Frugally yours, and feeling someone out of sorts,

The Cheeseparer

Thursday, November 20, 2008

Don't Spend $400.00!

Todays New York Times had a hilarious article about people who never look at the price of anything suddenly trying to cut back on expenditures. They were clueless. One guy bought a $400.00 electric fireplace to save on his fuel bills. It barely heats anything. Someone else bought a gazillion heads of cauliflower trying to save money. Another person "frugally" eliminated her $12.00 soup purchase and bought $500.00 dog bed. Go figure.

I didn't even know there were $12.00 soups. Not where I shop. Cripes, I could live for a week on $12.00 worth of soup: goulash, onion and chili, and maybe some bean or pea thrown in. Soup is the cheapest thing you can serve.

To save, what you do is not spend money on anything that you don't have to. Nothing. If you discover that the cauliflower is $5.00 per head and you have carried 6 to the checkout counter, tell the clerk you only want one. Or none. Just because it is in your cart, you don't have to buy it. The man who bought the stove should have done a cost/benefit analysis. The woman with the cauliflower is supposed to be good at math.

I don't know.

Today I checked at the resale shops I take used clothing to, and the one wanted nothing until after Thanksgiving, and the other wanted nothing until after December. Wha? The economy must be so bad that everyone is taking old clothes to the resale shops instead of donating them.
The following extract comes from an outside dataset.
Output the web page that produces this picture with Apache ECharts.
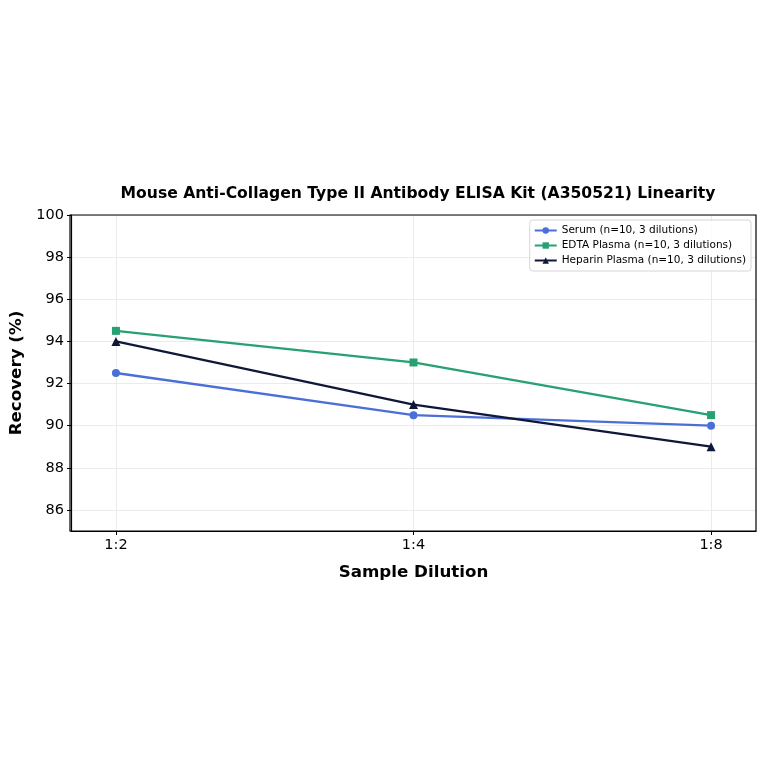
<!DOCTYPE html>
<html>
<head>
<meta charset="utf-8" />
<script src="https://cdn.jsdelivr.net/npm/echarts@6/dist/echarts.min.js"></script>
<style>
  html, body { margin: 0; padding: 0; background: #fff; }
  #main { width: 764px; height: 764px; }
</style>
</head>
<body>
<div id="main"></div>
<script type="text/javascript">
// data
var dilutions = ['1:2', '1:4', '1:8'];
var serum   = [92.5, 90.5, 90.0];
var edta    = [94.5, 93.0, 90.5];
var heparin = [94.0, 91.0, 89.0];
var yTicks  = [86, 88, 90, 92, 94, 96, 98, 100];

function pts(arr) {
    var out = [];
    for (var i = 0; i < arr.length; i++) out.push([i, arr[i]]);
    return out;
}

var chart = echarts.init(document.getElementById('main'));
var font = 'DejaVu Sans';

chart.setOption({
    animation: false,
    textStyle: { fontFamily: font },
    title: {
        text: 'Mouse Anti-Collagen Type II Antibody ELISA Kit (A350521) Linearity',
        left: 413, top: 181, textAlign: 'center',
        textStyle: { fontFamily: font, fontSize: 15.6, fontWeight: 'bold', color: '#000' }
    },
    grid: { left: 70, right: 8, top: 215, bottom: 233, containLabel: false },
    legend: {
        right: 13, top: 220, orient: 'vertical',
        itemWidth: 22, itemHeight: 8, itemGap: 4,
        padding: [5, 5, 5, 4],
        borderColor: '#d6d6d6', borderWidth: 1, borderRadius: 3,
        backgroundColor: 'rgba(255,255,255,0.8)',
        textStyle: { fontFamily: font, fontSize: 10.5, color: '#000' },
        data: ['Serum (n=10, 3 dilutions)', 'EDTA Plasma (n=10, 3 dilutions)', 'Heparin Plasma (n=10, 3 dilutions)']
    },
    xAxis: {
        type: 'value', min: -0.151, max: 2.151,
        name: 'Sample Dilution', nameLocation: 'middle', nameGap: 33,
        nameTextStyle: { fontFamily: font, fontSize: 16.7, fontWeight: 'bold', color: '#000' },
        axisLine: { onZero: false, lineStyle: { color: '#000', width: 1.2 } },
        axisTick: { show: true, customValues: [0, 1, 2], length: 4, lineStyle: { color: '#000' } },
        axisLabel: {
            customValues: [0, 1, 2], fontSize: 14.5, color: '#000', margin: 7,
            formatter: function (v) { return dilutions[Math.round(v)]; }
        },
        splitLine: { show: true, lineStyle: { color: '#ebebeb', width: 1 } }
    },
    yAxis: {
        type: 'value', min: 85, max: 100,
        name: 'Recovery (%)', nameLocation: 'middle', nameGap: 46,
        nameTextStyle: { fontFamily: font, fontSize: 16.7, fontWeight: 'bold', color: '#000' },
        axisLine: { show: true, onZero: false, lineStyle: { color: '#000', width: 1.2 } },
        axisTick: { show: true, customValues: yTicks, length: 4, lineStyle: { color: '#000' } },
        axisLabel: { customValues: yTicks, fontSize: 14.5, color: '#000', margin: 7 },
        splitLine: { show: true, lineStyle: { color: '#ebebeb', width: 1 } }
    },
    series: [
        {
            name: 'Serum (n=10, 3 dilutions)', type: 'line', data: pts(serum),
            symbol: 'circle', symbolSize: 8,
            itemStyle: { color: '#4a70d8' }, lineStyle: { width: 2.3, color: '#4a70d8' }
        },
        {
            name: 'EDTA Plasma (n=10, 3 dilutions)', type: 'line', data: pts(edta),
            symbol: 'rect', symbolSize: 8,
            itemStyle: { color: '#27a072' }, lineStyle: { width: 2.3, color: '#27a072' }
        },
        {
            name: 'Heparin Plasma (n=10, 3 dilutions)', type: 'line', data: pts(heparin),
            symbol: 'triangle', symbolSize: 9,
            itemStyle: { color: '#0f1838' }, lineStyle: { width: 2.3, color: '#0f1838' }
        }
    ]
});

// frame on top and right like the reference
chart.setOption({
    graphic: [{
        type: 'rect', silent: true, z: 100,
        shape: { x: 70, y: 215, width: 686, height: 316 },
        style: { fill: null, stroke: '#000', lineWidth: 1.2 }
    }]
});
</script>
</body>
</html>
Think I'll try EBAY or Craig's List. Really.

I bought all the sale items for ingredients I need to take my Thanksgiving side dish and dessert to our hostess' house. Amazing how much is on sale. I'm taking a Brussels Sprouts/Cauliflower side side and a pumpkin cheese cake with a marshmellow-sour cream topping. Both dishes are rich as Croesus and have some nutritive value, i.e. vitamin a, beta carotene, protein, calcium, well, you get the idea, as well as loads of fat.
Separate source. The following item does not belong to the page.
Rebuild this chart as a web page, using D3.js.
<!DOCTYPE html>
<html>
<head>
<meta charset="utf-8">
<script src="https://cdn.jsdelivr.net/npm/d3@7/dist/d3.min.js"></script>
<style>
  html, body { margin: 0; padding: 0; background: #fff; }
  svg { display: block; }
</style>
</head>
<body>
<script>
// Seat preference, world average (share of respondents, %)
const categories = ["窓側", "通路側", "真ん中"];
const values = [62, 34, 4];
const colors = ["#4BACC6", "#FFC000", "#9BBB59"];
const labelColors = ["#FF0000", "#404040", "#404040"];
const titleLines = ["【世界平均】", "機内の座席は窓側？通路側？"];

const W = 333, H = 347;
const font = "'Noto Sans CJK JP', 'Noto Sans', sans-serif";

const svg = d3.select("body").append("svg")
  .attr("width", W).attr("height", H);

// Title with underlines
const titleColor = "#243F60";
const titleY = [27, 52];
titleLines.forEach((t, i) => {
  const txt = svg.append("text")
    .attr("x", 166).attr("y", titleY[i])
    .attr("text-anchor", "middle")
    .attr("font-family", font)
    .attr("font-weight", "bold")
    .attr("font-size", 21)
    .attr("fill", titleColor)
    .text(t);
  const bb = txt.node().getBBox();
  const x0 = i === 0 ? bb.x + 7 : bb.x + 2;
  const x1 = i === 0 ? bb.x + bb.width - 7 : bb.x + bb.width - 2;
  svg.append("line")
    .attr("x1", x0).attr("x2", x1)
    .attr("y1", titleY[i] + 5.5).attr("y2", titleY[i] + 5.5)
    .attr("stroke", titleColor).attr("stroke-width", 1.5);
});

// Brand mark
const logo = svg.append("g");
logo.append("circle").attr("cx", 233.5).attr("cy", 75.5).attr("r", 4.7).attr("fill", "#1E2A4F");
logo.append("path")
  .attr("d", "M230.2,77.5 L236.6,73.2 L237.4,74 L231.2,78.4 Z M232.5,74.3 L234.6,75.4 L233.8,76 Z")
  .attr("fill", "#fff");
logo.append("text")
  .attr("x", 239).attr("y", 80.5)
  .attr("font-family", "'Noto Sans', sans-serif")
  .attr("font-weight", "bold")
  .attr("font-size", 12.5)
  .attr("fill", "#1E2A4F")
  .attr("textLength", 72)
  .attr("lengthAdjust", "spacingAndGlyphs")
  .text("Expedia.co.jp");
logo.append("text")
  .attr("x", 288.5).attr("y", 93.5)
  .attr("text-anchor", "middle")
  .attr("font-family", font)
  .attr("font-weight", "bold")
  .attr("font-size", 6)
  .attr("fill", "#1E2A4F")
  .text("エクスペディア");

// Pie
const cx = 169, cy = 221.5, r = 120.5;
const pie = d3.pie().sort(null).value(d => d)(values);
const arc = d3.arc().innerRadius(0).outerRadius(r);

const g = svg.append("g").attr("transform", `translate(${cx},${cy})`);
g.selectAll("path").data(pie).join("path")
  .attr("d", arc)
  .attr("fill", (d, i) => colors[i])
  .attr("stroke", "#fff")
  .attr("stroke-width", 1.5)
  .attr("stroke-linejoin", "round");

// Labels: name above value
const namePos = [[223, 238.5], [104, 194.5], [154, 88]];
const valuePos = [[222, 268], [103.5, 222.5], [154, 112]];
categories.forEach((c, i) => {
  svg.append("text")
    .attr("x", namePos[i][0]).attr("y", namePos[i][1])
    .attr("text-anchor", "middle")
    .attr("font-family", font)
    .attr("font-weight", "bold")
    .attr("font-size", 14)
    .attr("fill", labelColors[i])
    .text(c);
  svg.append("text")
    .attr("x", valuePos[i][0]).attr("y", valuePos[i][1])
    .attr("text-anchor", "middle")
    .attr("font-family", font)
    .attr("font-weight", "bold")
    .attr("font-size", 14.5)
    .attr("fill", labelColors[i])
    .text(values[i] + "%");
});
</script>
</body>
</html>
It's cold out and we need an extra layer to keep us warm. That's what I keep telling myself. Have you ever noticed how skinny people are always cold? They must dread winter.

The Cauliflower woman has started a blog. EconoWhiner.com. Maybe we should all give her the wisdom of our experience.

Friday, November 7, 2008

Stock Market Terminology Reconsidered

A friend emailed this, and I'm sorry that I can't give credit where credit is due for these humorous (we laugh that we may not cry) redefinitions. Hats off to a clever investor.
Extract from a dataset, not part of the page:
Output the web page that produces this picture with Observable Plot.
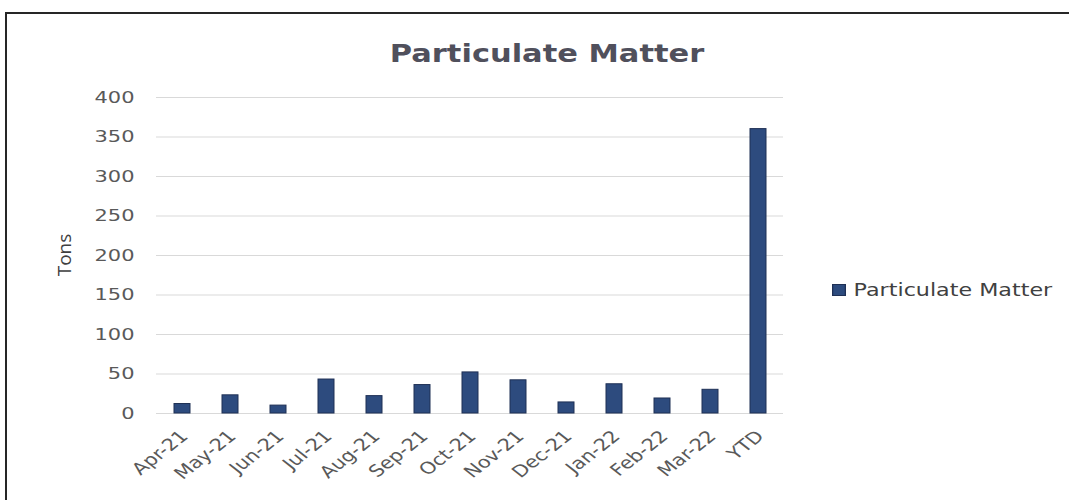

CEO --Chief Embezzlement Officer.

CFO-- Corporate Fraud Officer.

BULL MARKET -- A random market movement causing an investor to mistake himself for a financial genius.

BEAR MARKET -- A 6 to 18 month period when the kids get no allowance, the wife gets no jewelry, and the husband gets no sex.

VALUE INVESTING -- The art of buying low and selling lower.

P/E RATIO -- The percentage of investors wetting their pants as the market keeps crashing.

BROKER -- What my broker has made me.

STANDARD & POOR -- Your life in a nutshell.

STOCK ANALYST -- Idiot who just downgraded your stock.

STOCK SPLIT -- When your ex-wife and her lawyer split your assets equally between themselves.

FINANCIAL PLANNER -- A guy whose phone has been disconnected.

MARKET CORRECTION -- The day after you buy stocks.

CASH FLOW-- The movement your money makes as it disappears down the toilet.

YAHOO-- What you yell after selling it to some poor sucker for $240 per share.

WINDOWS -- What you jump out of when you're the sucker who bought Yahoo @ $240 per share.

INSTITUTIONAL INVESTOR -- Past year investor who's now locked up in a nuthouse.

PROFIT -- An archaic word no longer in use.